SOURCE MATERIAL.
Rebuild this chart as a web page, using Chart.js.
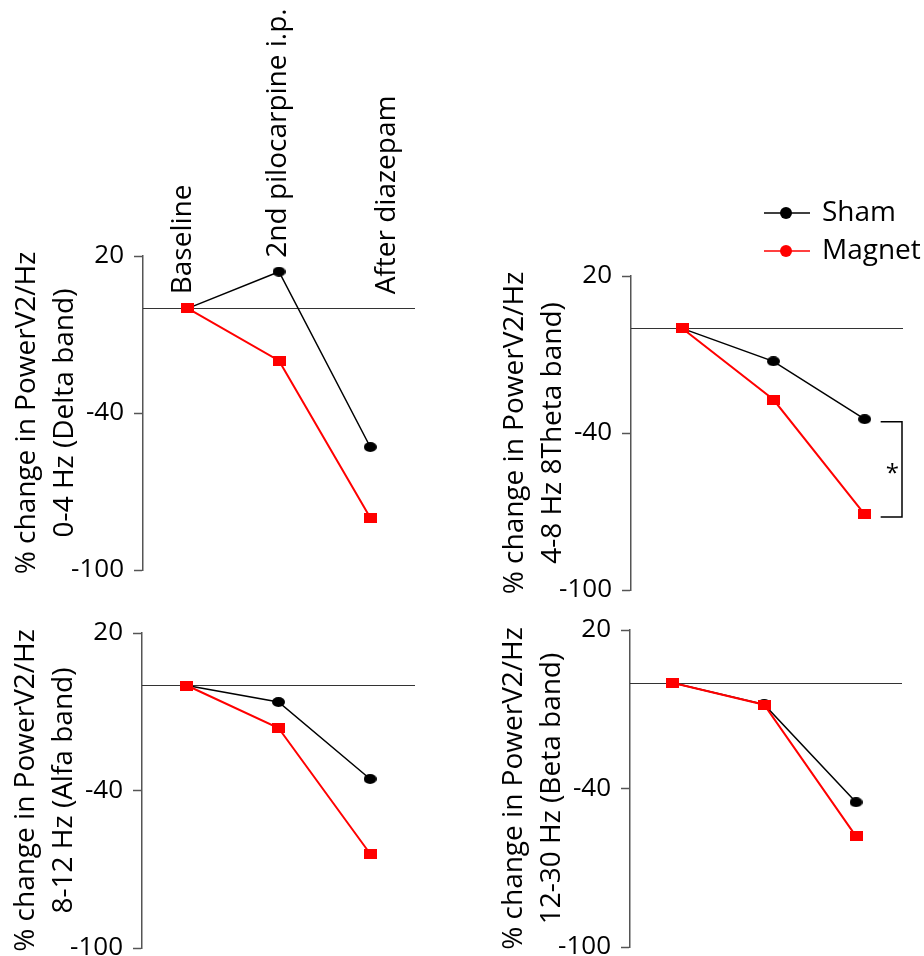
<!DOCTYPE html>
<html>
<head>
<meta charset="utf-8">
<script src="https://cdn.jsdelivr.net/npm/chart.js@4.4.1/dist/chart.umd.min.js"></script>
<style>
  html, body { margin: 0; padding: 0; background: #fff; overflow: hidden; }
  body { width: 924px; height: 956px; position: relative; }
  canvas { position: absolute; }
</style>
</head>
<body>
<canvas id="delta" width="440" height="600" style="left:0;top:0"></canvas>
<canvas id="theta" width="464" height="620" style="left:460px;top:0"></canvas>
<canvas id="alfa" width="440" height="380" style="left:0;top:600px"></canvas>
<canvas id="beta" width="464" height="380" style="left:460px;top:600px"></canvas>
<script>
// values (% change)
const categories = ['Baseline', '2nd pilocarpine i.p.', 'After diazepam']
const seriesNames = ['Sham', 'Magnet']
const yTicks = [20, -40, -100]

const deltaSham = [0, 14, -53]
const deltaMagnet = [0, -20, -80]
const thetaSham = [0, -12.6, -34.7]
const thetaMagnet = [0, -27.2, -71.1]
const alfaSham = [0, -6.3, -35.6]
const alfaMagnet = [0, -16.2, -64.1]
const betaSham = [0, -8.2, -45.2]
const betaMagnet = [0, -8.3, -58.1]

const FONT = '"Open Sans", sans-serif'
Chart.defaults.font.family = FONT
Chart.defaults.color = '#000'

// little marker images (the original markers are a bit wider than tall)
function markerImg(w, h, color, round) {
  const c = document.createElement('canvas')
  c.width = w
  c.height = h
  const g = c.getContext('2d')
  g.fillStyle = color
  if (round) {
    g.beginPath()
    g.ellipse(w / 2, h / 2, w / 2, h / 2, 0, 0, Math.PI * 2)
    g.fill()
  } else {
    g.fillRect(0, 0, w, h)
  }
  return c
}
const shamMarker = markerImg(13, 10, '#000', true)
const magnetMarker = markerImg(13, 10, '#ff0000', false)

const zeroLine = {
  id: 'zeroLine',
  beforeDatasetsDraw(chart) {
    const {ctx, chartArea, scales: {y}} = chart
    const py = Math.round(y.getPixelForValue(0)) + 0.5
    ctx.save()
    ctx.strokeStyle = '#333'
    ctx.lineWidth = 1
    ctx.beginPath()
    ctx.moveTo(chartArea.left, py)
    ctx.lineTo(chartArea.right, py)
    ctx.stroke()
    ctx.restore()
  }
}

// condition names written above the first panel
const labelShift = [-5, -1, 17]
const topLabels = {
  id: 'topLabels',
  afterDatasetsDraw(chart) {
    const {ctx, scales: {x, y}} = chart
    const zeroY = y.getPixelForValue(0)
    categories.forEach((c, i) => {
      const pys = chart.data.datasets.map(d => y.getPixelForValue(d.data[i].y))
      const bottom = Math.min(zeroY, ...pys) - 14
      ctx.save()
      ctx.translate(x.getPixelForValue(i + 1) + labelShift[i], bottom)
      ctx.rotate(-Math.PI / 2)
      ctx.font = '28px ' + FONT
      ctx.fillStyle = '#000'
      ctx.textAlign = 'left'
      ctx.textBaseline = 'middle'
      ctx.fillText(c, 0, 0)
      ctx.restore()
    })
  }
}

// significance bracket between the last points
const bracket = {
  id: 'bracket',
  afterDatasetsDraw(chart) {
    const {ctx, chartArea, scales: {x, y}} = chart
    const ds = chart.data.datasets
    const y1 = y.getPixelForValue(ds[0].data[2].y) + 2.5
    const y2 = y.getPixelForValue(ds[1].data[2].y) + 2.5
    const x1 = x.getPixelForValue(3) + 16
    const x2 = chartArea.right - 1
    ctx.save()
    ctx.strokeStyle = '#000'
    ctx.lineWidth = 1.5
    ctx.beginPath()
    ctx.moveTo(x1, y1)
    ctx.lineTo(x2, y1)
    ctx.lineTo(x2, y2)
    ctx.lineTo(x1, y2)
    ctx.stroke()
    ctx.font = '24px ' + FONT
    ctx.fillStyle = '#000'
    ctx.textAlign = 'center'
    ctx.textBaseline = 'middle'
    ctx.fillText('*', (x1 + x2) / 2 + 1, (y1 + y2) / 2 + 5)
    ctx.restore()
  }
}

const lineLegend = {
  id: 'lineLegend',
  afterDraw(chart) {
    const ctx = chart.ctx
    const x0 = 304, y0 = 213, gap = 38
    chart.data.datasets.forEach((d, i) => {
      const yy = y0 + i * gap
      ctx.save()
      ctx.strokeStyle = d.borderColor
      ctx.lineWidth = 1.5
      ctx.beginPath()
      ctx.moveTo(x0, yy)
      ctx.lineTo(x0 + 46, yy)
      ctx.stroke()
      ctx.fillStyle = d.borderColor
      ctx.beginPath()
      ctx.arc(x0 + 22, yy, 6, 0, Math.PI * 2)
      ctx.fill()
      ctx.font = '28px ' + FONT
      ctx.fillStyle = '#000'
      ctx.textAlign = 'left'
      ctx.textBaseline = 'middle'
      ctx.fillText(d.label, x0 + 58, yy)
      ctx.restore()
    })
  }
}

function toPoints(vals) {
  return vals.map((v, i) => ({x: i + 1, y: v}))
}

function panel(id, title, sham, magnet, xmin, xmax, padding, extra) {
  const pieCtx = document.getElementById(id)
  return new Chart(pieCtx, {
    type: 'line',
    data: {
      datasets: [
        {
          label: seriesNames[0],
          data: toPoints(sham),
          borderColor: '#000',
          backgroundColor: '#000',
          borderWidth: 1.5,
          pointStyle: shamMarker,
          order: 1,
        },
        {
          label: seriesNames[1],
          data: toPoints(magnet),
          borderColor: '#ff0000',
          backgroundColor: '#ff0000',
          borderWidth: 2,
          pointStyle: magnetMarker,
          order: 0,
        },
      ],
    },
    options: {
      responsive: false,
      animation: false,
      layout: {padding: padding},
      plugins: {legend: {display: false}, tooltip: {enabled: false}},
      scales: {
        x: {type: 'linear', display: false, min: xmin, max: xmax},
        y: {
          min: yTicks[2],
          max: yTicks[0],
          afterBuildTicks: s => { s.ticks = yTicks.map(v => ({value: v})) },
          afterFit: s => { s.width = 140 },
          border: {color: '#555', width: 1.5},
          grid: {drawOnChartArea: false, tickLength: 9, tickColor: '#555', tickWidth: 1.5},
          ticks: {padding: 10, font: {size: 26}, color: '#000'},
          title: {
            display: true,
            text: title,
            font: {size: 28, lineHeight: 1.35},
            color: '#000',
            padding: {top: 5, bottom: 0},
          },
        },
      },
    },
    plugins: [zeroLine].concat(extra || []),
  })
}

panel('delta', ['% change in PowerV2/Hz', '0-4 Hz (Delta band)'], deltaSham, deltaMagnet,
  0.51, 3.49, {left: 3, top: 256, right: 25, bottom: 30}, [topLabels])
panel('theta', ['% change in PowerV2/Hz', '4-8 Hz 8Theta band)'], thetaSham, thetaMagnet,
  0.44, 3.42, {left: 31, top: 276, right: 21, bottom: 30}, [bracket, lineLegend])
panel('alfa', ['% change in PowerV2/Hz', '8-12 Hz (Alfa band)'], alfaSham, alfaMagnet,
  0.51, 3.49, {left: 2, top: 33, right: 25, bottom: 32})
panel('beta', ['% change in PowerV2/Hz', '12-30 Hz (Beta band)'], betaSham, betaMagnet,
  0.54, 3.5, {left: 30, top: 30, right: 22, bottom: 33})
</script>
</body>
</html>
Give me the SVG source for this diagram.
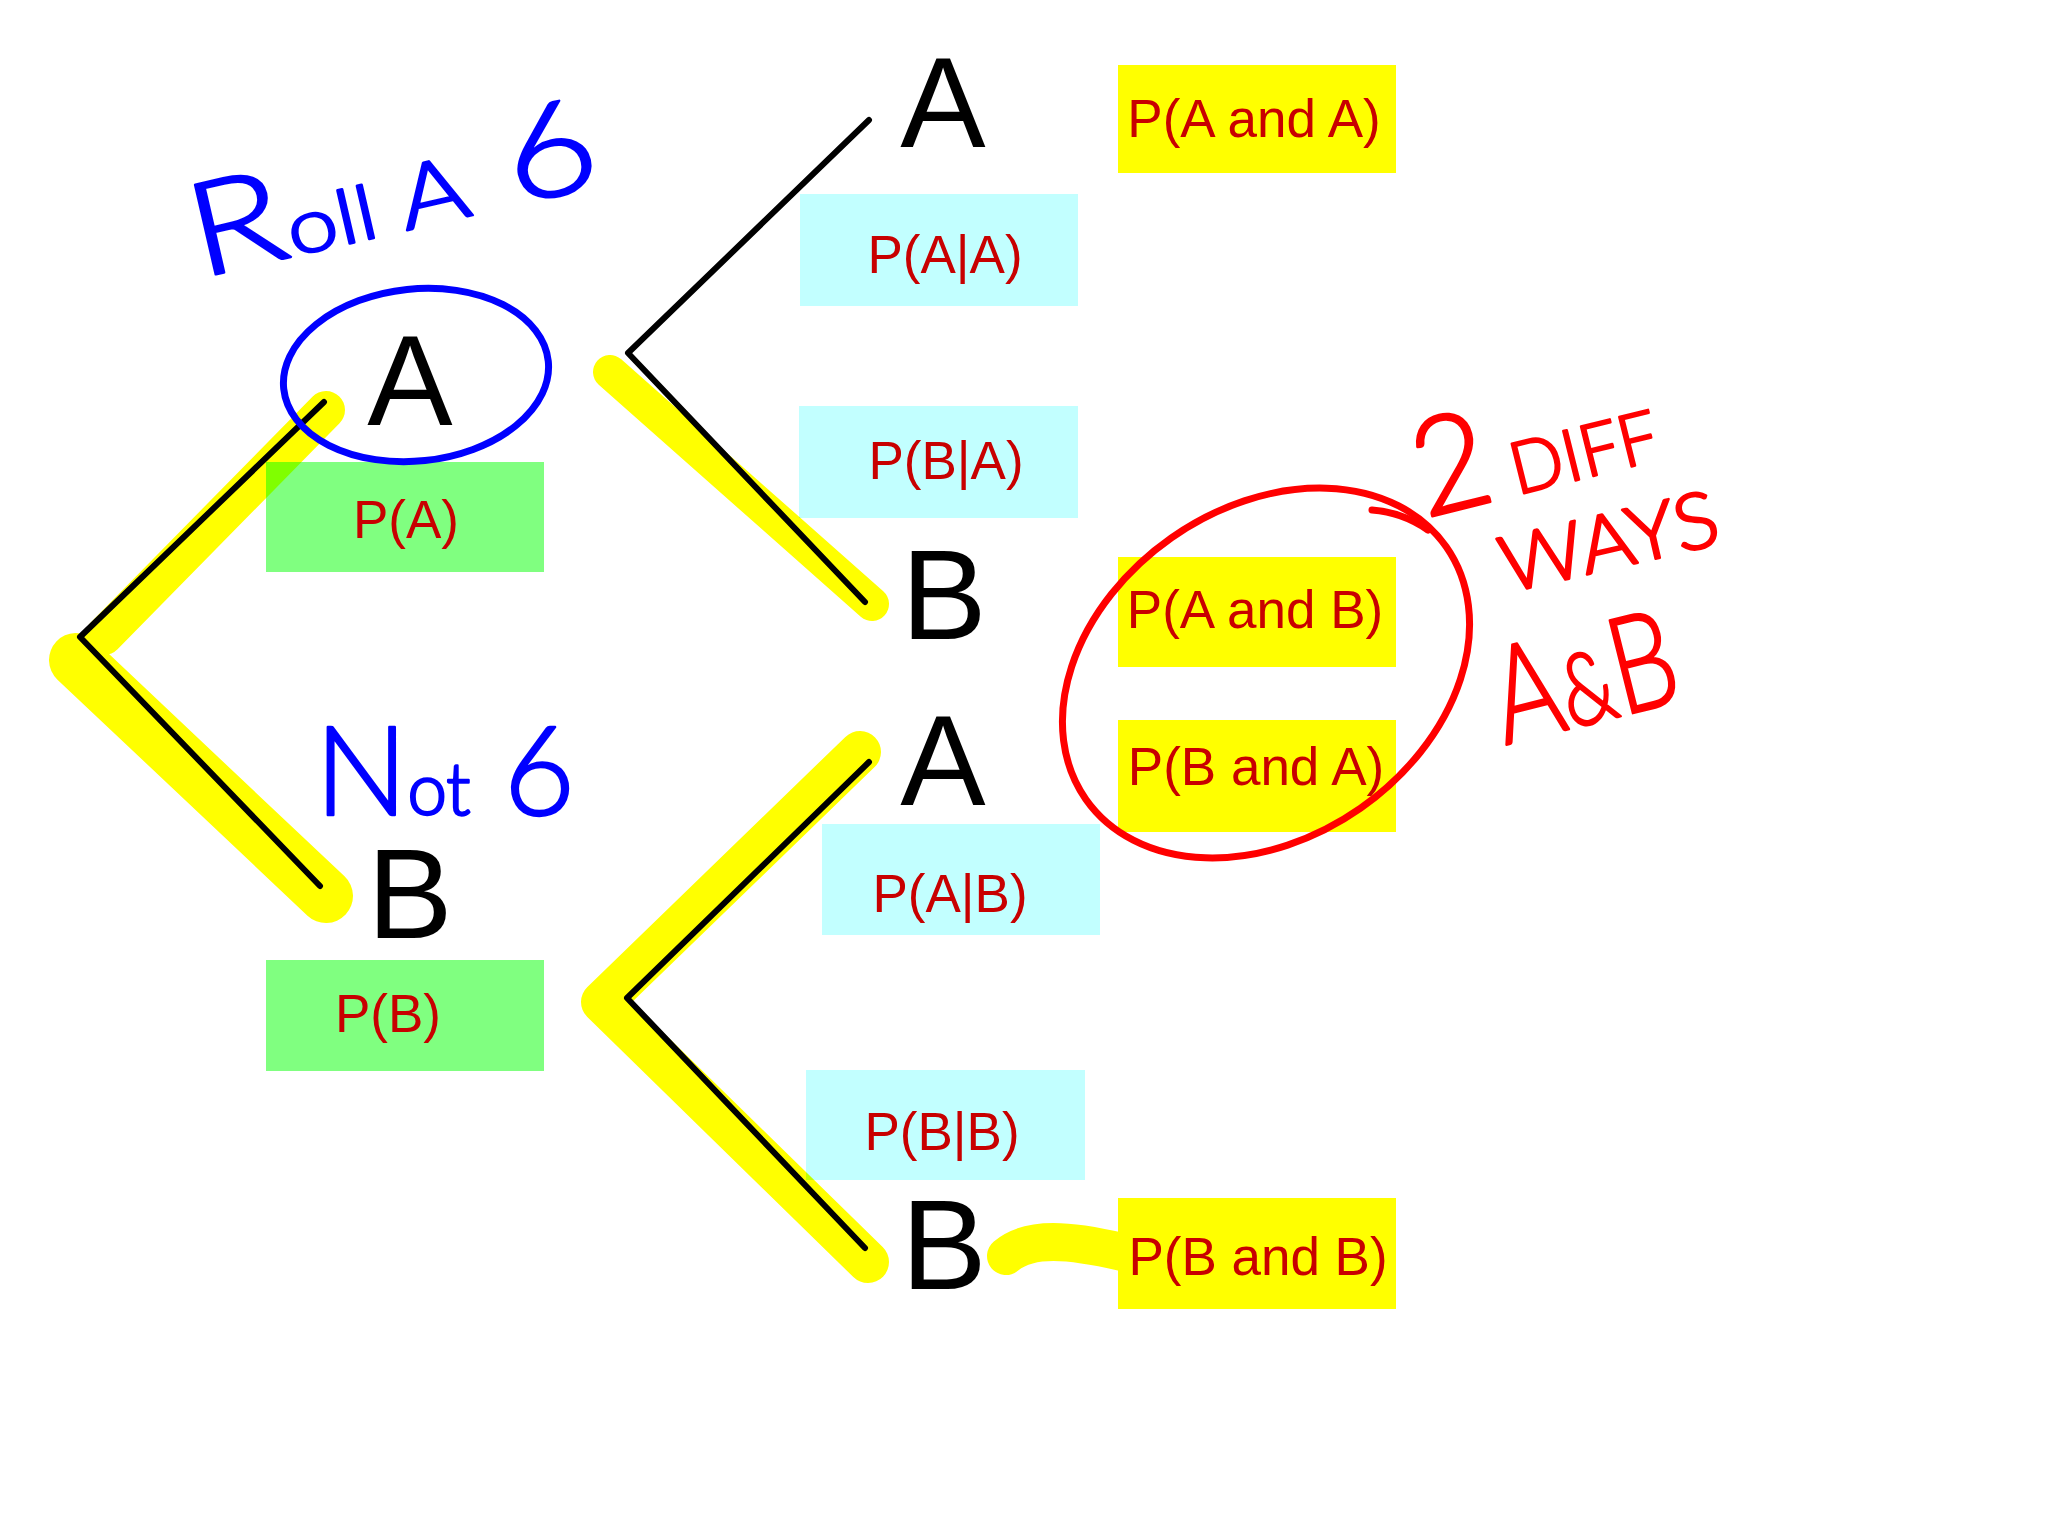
<svg xmlns="http://www.w3.org/2000/svg" width="2048" height="1536" viewBox="0 0 2048 1536">
  <style>
    .yb { fill: #ffff00; }
    .cb { fill: #c2ffff; }
    .gb { fill: #80ff80; }
    .lbl { font-family: "Liberation Sans", Arial, sans-serif; font-size: 53px; fill: #c80000; text-anchor: middle; }
    .big { font-family: "Liberation Sans", Arial, sans-serif; font-size: 128px; fill: #000000; text-anchor: middle; }
    .edge { stroke: #000000; stroke-width: 6; fill: none; stroke-linecap: round; stroke-linejoin: round; }
    .hl { stroke: #ffff00; fill: none; stroke-linecap: round; stroke-linejoin: round; }
    .blue { font-family: Lato, "Open Sans", "DejaVu Sans", sans-serif; font-weight: 300; fill: #0000ff; stroke: #0000ff; stroke-width: 2.5; stroke-linejoin: round; }
    .red { font-family: Lato, "Open Sans", "DejaVu Sans", sans-serif; font-weight: 300; fill: #ff0000; stroke: #ff0000; stroke-width: 2.5; stroke-linejoin: round; }
  </style>
  <rect width="2048" height="1536" fill="#ffffff"/>

  <!-- probability boxes -->
  <g id="box-PA"><rect class="gb" x="266" y="462" width="278" height="110"/><text class="lbl" x="406" y="538">P(A)</text></g>
  <g id="box-PB"><rect class="gb" x="266" y="960" width="278" height="111"/><text class="lbl" x="388" y="1032">P(B)</text></g>
  <g id="box-PAgA"><rect class="cb" x="800" y="194" width="278" height="112"/><text class="lbl" x="945" y="273">P(A|A)</text></g>
  <g id="box-PBgA"><rect class="cb" x="799" y="406" width="279" height="112"/><text class="lbl" x="946" y="479">P(B|A)</text></g>
  <g id="box-PAgB"><rect class="cb" x="822" y="824" width="278" height="111"/><text class="lbl" x="950" y="912">P(A|B)</text></g>
  <g id="box-PBgB"><rect class="cb" x="806" y="1070" width="279" height="110"/><text class="lbl" x="942" y="1150">P(B|B)</text></g>
  <g id="box-PAandA"><rect class="yb" x="1118" y="65" width="278" height="108"/><text class="lbl" x="1254" y="137">P(A and A)</text></g>
  <g id="box-PAandB"><rect class="yb" x="1118" y="557" width="278" height="110"/><text class="lbl" x="1255" y="628">P(A and B)</text></g>
  <g id="box-PBandA"><rect class="yb" x="1118" y="720" width="278" height="112"/><text class="lbl" x="1256" y="785">P(B and A)</text></g>
  <g id="box-PBandB"><rect class="yb" x="1118" y="1198" width="278" height="111"/><text class="lbl" x="1258" y="1275">P(B and B)</text></g>

  <!-- tree connectors -->
  <g id="connectors">
    <polyline class="edge" points="324,402 80,637 320,886"/>
    <polyline class="edge" points="869,120 628,353 865,602"/>
    <polyline class="edge" points="869,762 627,998 865,1248"/>
  </g>

  <!-- highlighter strokes -->
  <g id="highlights" style="mix-blend-mode:multiply">
    <line class="hl" x1="104" y1="636" x2="326" y2="410" stroke-width="38"/>
    <line class="hl" x1="76" y1="660" x2="326" y2="896" stroke-width="54"/>
    <line class="hl" x1="610" y1="372" x2="872" y2="604" stroke-width="34"/>
    <polyline class="hl" points="860,752 602,1002 868,1262" stroke-width="42"/>
    <path class="hl" d="M1006,1256 C1030,1236 1070,1240 1122,1252" stroke-width="38"/>
  </g>

  <!-- tree nodes -->
  <g id="node-A1"><text class="big" x="410" y="425">A</text></g>
  <g id="node-B1"><text class="big" x="410" y="938">B</text></g>
  <g id="node-AA"><text class="big" x="943" y="147">A</text></g>
  <g id="node-AB"><text class="big" x="944" y="639">B</text></g>
  <g id="node-BA"><text class="big" x="943" y="805">A</text></g>
  <g id="node-BB"><text class="big" x="944" y="1289">B</text></g>

  <!-- blue annotations -->
  <g id="note-roll">
    <ellipse cx="416" cy="375" rx="133" ry="86" fill="none" stroke="#0000ff" stroke-width="7" transform="rotate(-6 416 375)"/>
    <text class="blue" transform="translate(200,278) rotate(-13)" textLength="415" lengthAdjust="spacingAndGlyphs"><tspan font-size="130">R</tspan><tspan font-size="75">oll</tspan><tspan font-size="88"> A</tspan><tspan font-size="130"> 6</tspan></text>
  </g>
  <g id="note-not6">
    <text class="blue" x="315" y="815" textLength="260" lengthAdjust="spacingAndGlyphs"><tspan font-size="125">N</tspan><tspan font-size="72">ot</tspan><tspan font-size="125"> 6</tspan></text>
  </g>

  <!-- red annotations -->
  <g id="note-2ways">
    <ellipse cx="1266" cy="673" rx="220" ry="165" fill="none" stroke="#ff0000" stroke-width="7" transform="rotate(-35 1266 673)"/>
    <path d="M1372,510 Q1402,512 1428,530" fill="none" stroke="#ff0000" stroke-width="7" stroke-linecap="round"/>
    <text class="red" transform="translate(1425,518) rotate(-14)" textLength="245" lengthAdjust="spacingAndGlyphs"><tspan font-size="135">2</tspan><tspan font-size="72"> DIFF</tspan></text>
    <text class="red" font-size="78" transform="translate(1507,593) rotate(-13)" textLength="222" lengthAdjust="spacingAndGlyphs">WAYS</text>
    <text class="red" transform="translate(1505,745) rotate(-14)" textLength="186" lengthAdjust="spacingAndGlyphs"><tspan font-size="135">A</tspan><tspan font-size="100">&amp;</tspan><tspan font-size="135">B</tspan></text>
  </g>
</svg>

DIRECTIONS.
From the opening line of the listing above through the line bearing "Chart.defaults.color = '#000'", repeat each line exactly. Drop every picture.

CORRECT OUTPUT.
Rebuild this chart as a web page, using Chart.js.
<!DOCTYPE html>
<html>
<head>
<meta charset="utf-8">
<script src="https://cdn.jsdelivr.net/npm/chart.js@4.4.1/dist/chart.umd.min.js"></script>
<style>
  html, body { margin: 0; padding: 0; background: #fff; overflow: hidden; }
  body { width: 924px; height: 956px; position: relative; }
  canvas { position: absolute; }
</style>
</head>
<body>
<canvas id="delta" width="440" height="600" style="left:0;top:0"></canvas>
<canvas id="theta" width="464" height="620" style="left:460px;top:0"></canvas>
<canvas id="alfa" width="440" height="380" style="left:0;top:600px"></canvas>
<canvas id="beta" width="464" height="380" style="left:460px;top:600px"></canvas>
<script>
// values (% change)
const categories = ['Baseline', '2nd pilocarpine i.p.', 'After diazepam']
const seriesNames = ['Sham', 'Magnet']
const yTicks = [20, -40, -100]

const deltaSham = [0, 14, -53]
const deltaMagnet = [0, -20, -80]
const thetaSham = [0, -12.6, -34.7]
const thetaMagnet = [0, -27.2, -71.1]
const alfaSham = [0, -6.3, -35.6]
const alfaMagnet = [0, -16.2, -64.1]
const betaSham = [0, -8.2, -45.2]
const betaMagnet = [0, -8.3, -58.1]

const FONT = '"Open Sans", sans-serif'
Chart.defaults.font.family = FONT
Chart.defaults.color = '#000'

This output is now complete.